School Success for Children of Divorce Part II
October 30th, 2017 by Marta J. Papa
Think of the other parent as your business partner
““Parents need to communicate as co-parents. Think of being a co-parent like being a business partner. This will take emotion out of the equation,” says Garon. She suggests that parents agree to communicate once a week and always away from the child. They should agree ahead of time about the topics of the conversation and keep their focus on what is going to help their child be successful in school. Keep the conversation short, respectful, and keep blaming and judging out of the dialogue.” (https://www.greatschools.org/gk/articles/kids-divorce-and-school-success/)
Focus on the needs of your child rather than who’s spending the most time with them. Remember that your ex may be your ex but they’re still your child’s parent. So when you talk about your child, talk to them as a capable parent, keeping your own biased feelings about them out of the picture.
Rethink the schedule as your child grows
As your child grows and takes on new activities and responsibilities, it’s important to revisit the schedule and be flexible. Keeping an open dialogue with your ex when it comes to things like sports and other extracurricular activities is essential to setting your child up for success.

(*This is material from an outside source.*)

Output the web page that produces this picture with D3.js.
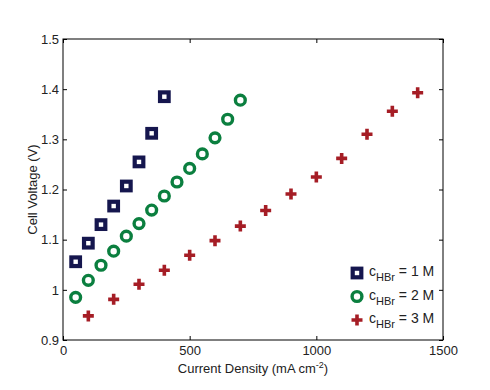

Keep each other in the loop
Unless there is a legal reason not to, it’s a good idea to have both parents listed as emergency contacts on school forms. Be sure both parents are independently receiving communication from the school, including report cards and information about upcoming events.
Watch for warning signs
If your child is experiencing any sudden behavioral changes it could be a warning sign that the divorce is taking a toll. You know your child, if something seems off, it’s best to be proactive. Reading books about divorce and taking your child to divorce support groups or a counselor are great places to start.